Australia for two weeks.. if she has common sense and a bit of street smarts she will be fine. Be her a pep talk ( yeah .. you probably already have.. over the last decade.. )

Posted by
5697 posts

YOU are the one who knows her -- how she responds to new situations, things not working out according to plan, being alone in a strange place where Mom or Dad can't jump in the car to come to her rescue ...
(And you also know how YOU will react to uncertainty. )
Has she travelled by herself before? Spent time away from home in a structured program? Saved the money for the trip from her summer jobs?
Could be a great experience for her. Remind her to carry her cash/cards/ID in a money belt, use a lock for her luggage in the hostels, wear sunblock and a hat, and email home every day (or so.)

Posted by
11288 posts

She is in as much or as little danger traveling around Australia alone as she would be traveling around the US alone. As said above, only you and she know how safe or dangerous that would be. A city like Sydney or Melbourne requires the same precautions as a city like New York or Los Angeles; desert safety is the same in Arizona as it is in Australia's Red Centre; etc.

Posted by
1804 posts

Having traveled solo throughout Australia, I think that 2 weeks is barely enough time to scratch even the surface of a relatively small corner in a place that size and she'll be home before you know it. She's 18 and she's picking an English speaking country with an incredible tourism infrastructure for solo, budget travelers in her age bracket.

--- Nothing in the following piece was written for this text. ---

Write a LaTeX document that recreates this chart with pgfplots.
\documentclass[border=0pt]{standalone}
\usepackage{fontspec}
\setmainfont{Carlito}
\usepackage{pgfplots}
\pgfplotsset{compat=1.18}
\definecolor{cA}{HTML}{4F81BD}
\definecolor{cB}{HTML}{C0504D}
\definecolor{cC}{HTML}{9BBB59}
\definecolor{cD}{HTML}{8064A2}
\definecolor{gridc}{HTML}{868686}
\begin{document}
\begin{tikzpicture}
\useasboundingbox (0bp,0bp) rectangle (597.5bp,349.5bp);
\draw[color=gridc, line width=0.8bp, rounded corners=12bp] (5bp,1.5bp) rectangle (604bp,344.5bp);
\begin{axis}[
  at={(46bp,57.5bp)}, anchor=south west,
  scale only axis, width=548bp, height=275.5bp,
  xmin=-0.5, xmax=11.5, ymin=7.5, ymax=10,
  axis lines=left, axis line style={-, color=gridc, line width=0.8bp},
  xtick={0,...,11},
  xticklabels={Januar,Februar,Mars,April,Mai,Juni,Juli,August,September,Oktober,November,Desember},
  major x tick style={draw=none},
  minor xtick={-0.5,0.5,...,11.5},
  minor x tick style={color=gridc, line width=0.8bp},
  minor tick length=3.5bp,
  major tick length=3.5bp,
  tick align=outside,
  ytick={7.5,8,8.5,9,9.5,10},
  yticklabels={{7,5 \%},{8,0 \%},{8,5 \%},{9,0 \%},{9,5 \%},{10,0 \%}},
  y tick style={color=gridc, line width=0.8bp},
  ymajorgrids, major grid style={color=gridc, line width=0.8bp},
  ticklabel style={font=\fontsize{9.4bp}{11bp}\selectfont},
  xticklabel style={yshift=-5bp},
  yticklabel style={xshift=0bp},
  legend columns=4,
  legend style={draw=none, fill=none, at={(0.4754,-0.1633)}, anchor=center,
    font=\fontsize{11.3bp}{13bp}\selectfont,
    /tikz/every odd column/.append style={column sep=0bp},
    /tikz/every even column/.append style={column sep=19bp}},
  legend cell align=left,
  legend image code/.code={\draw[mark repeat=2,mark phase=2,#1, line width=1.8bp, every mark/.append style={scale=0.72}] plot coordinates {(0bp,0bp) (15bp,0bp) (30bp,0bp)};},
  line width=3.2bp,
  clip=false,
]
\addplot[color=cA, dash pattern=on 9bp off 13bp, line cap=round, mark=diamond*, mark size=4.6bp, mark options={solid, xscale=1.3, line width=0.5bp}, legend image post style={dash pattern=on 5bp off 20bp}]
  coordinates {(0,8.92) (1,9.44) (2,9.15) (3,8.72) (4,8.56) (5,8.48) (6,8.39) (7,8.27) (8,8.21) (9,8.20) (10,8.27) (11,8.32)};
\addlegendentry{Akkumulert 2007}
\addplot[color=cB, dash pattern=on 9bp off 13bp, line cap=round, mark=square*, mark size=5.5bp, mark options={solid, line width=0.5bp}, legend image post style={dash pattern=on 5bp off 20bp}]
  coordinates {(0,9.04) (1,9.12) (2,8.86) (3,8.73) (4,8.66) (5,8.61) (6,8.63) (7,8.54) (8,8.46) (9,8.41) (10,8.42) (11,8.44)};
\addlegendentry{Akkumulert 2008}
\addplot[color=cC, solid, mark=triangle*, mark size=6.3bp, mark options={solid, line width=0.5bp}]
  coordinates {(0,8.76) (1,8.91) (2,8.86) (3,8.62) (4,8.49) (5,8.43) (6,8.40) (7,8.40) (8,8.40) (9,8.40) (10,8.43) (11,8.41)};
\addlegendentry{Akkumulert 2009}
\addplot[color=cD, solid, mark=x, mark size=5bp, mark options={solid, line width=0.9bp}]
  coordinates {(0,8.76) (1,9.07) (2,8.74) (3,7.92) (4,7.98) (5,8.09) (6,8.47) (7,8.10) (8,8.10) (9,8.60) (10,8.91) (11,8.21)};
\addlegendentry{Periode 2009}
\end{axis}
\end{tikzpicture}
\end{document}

If you are worried about how she would get around on her own, maybe encourage her to do a backpackers bus tour of a certain section of Australia that interests her. There are buses where you stay with the same group the entire time, and then ones where you can get a hop-on/hop-off pass good on a network of backpackers buses and she can get off the bus at any place that strikes her interest and stay as long as she wants and then move on (gives her flexibility with her schedule). If she decides she doesn't like it, she can be on the next bus out in the morning. A lot of the backpacker bus networks will also help arrange lodging for you (typically hostels - Australia has some really amazing hostels - both independent, boutique hostels as well as the standard cookie-cutter YHA/HI ones). These buses are full of other backpackers (most in the 18 to 30 age bracket), many of them also traveling solo, so it is a good way to meet other people. Have her read the reviews on the bus networks - some are geared towards the party crowd (like Contiki) and some are more for serious travelers who have fun, but whose main focus is on the sightseeing, not an endless pub crawl.

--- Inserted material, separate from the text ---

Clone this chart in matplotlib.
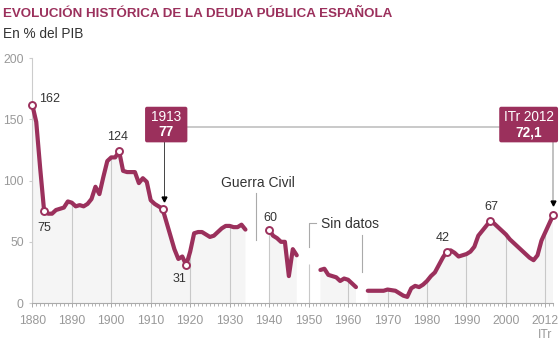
import numpy as np
import matplotlib.pyplot as plt
from matplotlib.patches import FancyBboxPatch

plt.rcParams['font.family'] = ['Liberation Sans', 'DejaVu Sans']

granate = '#9b305c'
gris_txt = '#333333'
gris_eje = '#999999'
gris_rejilla = '#c8c8c8'
relleno = '#f5f5f5'

# deuda pública en % del PIB, un valor por año (nan = sin datos)
anios = np.arange(1880, 2013)
deuda = np.array([
    162, 148, 110, 75, 73, 73, 76, 77, 78, 83,          # 1880
    82, 79, 80, 79, 81, 85, 95, 89, 103, 116,           # 1890
    119, 119, 124, 108, 107, 107, 107, 98, 102, 99,     # 1900
    84, 81, 79, 77, 66, 55, 44, 36, 38, 31,             # 1910
    42, 57, 58, 58, 56, 54, 55, 58, 61, 63,             # 1920
    63, 62, 62, 64, 60, np.nan, np.nan, np.nan, np.nan, np.nan,  # 1930
    60, 55, 53, 50, 50, 22, 44, 39, np.nan, np.nan,     # 1940
    np.nan, np.nan, np.nan, 27, 28, 23, 22, 21, 18, 20,  # 1950
    19, 16, 13, np.nan, np.nan, 10, 10, 10, 10, 10,     # 1960
    11, 10.5, 10, 8, 6, 5, 12, 14, 13, 15,              # 1970
    18, 22, 25, 31, 37, 42, 43, 41, 38, 39,             # 1980
    40, 42, 46, 55, 59, 63, 67, 65, 62, 59,             # 1990
    56, 52, 49, 46, 43, 40, 37, 35, 39, 51,             # 2000
    58, 65, 72.1,                                       # 2010
])

# puntos destacados con su etiqueta
hitos_anio = [1880, 1883, 1902, 1919, 1940, 1985, 1996]
hitos_texto = ['162', '75', '124', '31', '60', '42', '67']
hitos_pos = [(1881.7, 166.5, 'left'), (1883, 61, 'center'), (1901.5, 135.4, 'center'),
             (1917.2, 19.4, 'center'), (1940.2, 69.2, 'center'), (1984.1, 52.9, 'center'),
             (1996.3, 78.7, 'center')]

decadas = list(range(1880, 2001, 10)) + [2010]
etiquetas_x = [str(d) for d in range(1880, 2001, 10)] + ['2012\nITr']
alto_1950 = 32

fig = plt.figure(figsize=(5.6, 3.41), dpi=100)
ax = fig.add_axes([32.3 / 560, 38 / 341, 521 / 560, 244.7 / 341])
ax.set_xlim(1880, 2012)
ax.set_ylim(0, 200)

valido = ~np.isnan(deuda)
ax.fill_between(anios, np.where(valido, deuda, 0), 0, where=valido,
                color=relleno, lw=0, zorder=0)

# rejilla vertical solo bajo la curva
for d in decadas:
    alto = deuda[d - 1880] if not np.isnan(deuda[d - 1880]) else alto_1950
    ax.vlines(d, 0, alto, color=gris_rejilla, lw=0.8, zorder=1)

ax.plot(anios, deuda, color=granate, lw=3, solid_capstyle='round',
        solid_joinstyle='round', zorder=3, clip_on=False)

marcados = hitos_anio + [1913, 2012]
ax.plot(marcados, deuda[np.array(marcados) - 1880], 'o', ms=5, mfc='white',
        mec=granate, mew=1.4, zorder=4, clip_on=False)

for txt, (x, y, ha) in zip(hitos_texto, hitos_pos):
    ax.text(x, y, txt, ha=ha, va='center', fontsize=9, color=gris_txt)

# Guerra Civil y Sin datos
ax.text(1937.2, 97.8, 'Guerra Civil', ha='center', va='center', fontsize=10, color=gris_txt)
ax.plot([1936.6, 1936.6], [51.5, 89.5], color='#aaaaaa', lw=0.8)
ax.text(1953.1, 64.6, 'Sin datos', ha='left', va='center', fontsize=10, color=gris_txt)
ax.plot([1951.9, 1950.2, 1950.2], [65, 65, 46], color='#aaaaaa', lw=0.8)
ax.plot([1963.5, 1963.5], [25.4, 55.4], color='#aaaaaa', lw=0.8)

# cajas de 1913 y del primer trimestre de 2012
aspecto = 3.945 / 1.2235
y0, y1 = 131.3, 160.4
for x0, x1, linea1, linea2 in [(1908.57, 1919.29, '1913', '77'),
                               (1998.3, 2013.2, 'ITr 2012', '72,1')]:
    caja = FancyBboxPatch((x0, y0), x1 - x0, y1 - y0,
                          boxstyle='round,pad=0,rounding_size=0.5',
                          mutation_aspect=aspecto, fc=granate, ec='none',
                          zorder=5, clip_on=False)
    ax.add_patch(caja)
    xc = (x0 + x1) / 2
    ax.text(xc, 152.3, linea1, ha='center', va='center', fontsize=9.8,
            color='white', zorder=6)
    ax.text(xc, 139.5, linea2, ha='center', va='center', fontsize=9.8,
            color='white', fontweight='bold', zorder=6)

ax.plot([1919.29, 1998.3], [144.1, 144.1], color='#bbbbbb', lw=1.1, zorder=2)
ax.plot([1913.3, 1913.3], [y0, 85.6], color='#444444', lw=0.7, zorder=2)
ax.plot([1913.3], [85.0], 'v', ms=3.5, color='black', zorder=2)
ax.plot([2012, 2012], [y0, 82], color='#b0b0b0', lw=1.1, zorder=2, clip_on=False)
ax.plot([2012], [81.5], 'v', ms=3.5, color='black', zorder=2, clip_on=False)

# ejes
for lado in ['top', 'right']:
    ax.spines[lado].set_visible(False)
ax.spines['left'].set_color('#cccccc')
ax.spines['left'].set_linewidth(0.8)
ax.spines['left'].set_bounds(0, 200)
ax.spines['bottom'].set_color('#aaaaaa')
ax.spines['bottom'].set_linewidth(0.8)

ax.set_yticks([0, 50, 100, 150, 200])
ax.tick_params(axis='y', length=2.2, width=0.8, color='#cccccc',
               labelsize=8.8, labelcolor=gris_eje, pad=4)
ax.set_xticks(decadas)
ax.set_xticklabels(etiquetas_x, linespacing=1.25)
ax.set_xticks(range(1880, 2013), minor=True)
ax.tick_params(axis='x', which='major', length=3.2, width=0.7, color='#aaaaaa',
               labelsize=8.8, labelcolor=gris_eje, pad=5.5)
ax.tick_params(axis='x', which='minor', length=2, width=0.6, color='#aaaaaa')

fig.text(3 / 560, 1 - 17.3 / 341, 'EVOLUCIÓN HISTÓRICA DE LA DEUDA PÚBLICA ESPAÑOLA',
         fontsize=9.6, fontweight='bold', color=granate, va='baseline')
fig.text(3 / 560, 1 - 38 / 341, 'En % del PIB', fontsize=9.8, color=gris_txt,
         va='baseline')

fig.savefig('out.png', dpi=100)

She should focus on a specific area of Australia, or she could consider hopping a flight somewhere else within the country to cover the major distances. In my first 2 weeks in Australia, I flew into Melbourne and spent some time there and then joined up with a backpacker bus outfit to travel to Phillip Island, the Great Ocean Road, Kangaroo Island and then made my way up to Adelaide where I stayed a few days before flying over to Sydney. Staying in Sydney was after the 2 week mark - so I would highly recommend if she can swing it financially to try to add another week or two as she could then have time to maybe travel to places like Sydney and the Blue Mountains, the Center/Uluru, Great Barrier Reef /Port Douglas or The Whitsundays. There is also a ton to see in Western Australia and the Northern Territory. She will just need to figure out how much time she is willing to be away from home without you losing your mind, and how long her money might last and then formulate her itinerary.

New Zealand is another country she could consider instead of Australia. It's only about the size of Colorado, but it's absolutely packed with amazing places - particularly the South Island. They also have an excellent selection of backpacker bus networks and quality hostels. If she focused her trip on either the South Island or the North Island, she could cover an extensive amount of places in 2 weeks - a full month there and she can see some really great highlights of both the North and South Islands, as well as Stewart Island.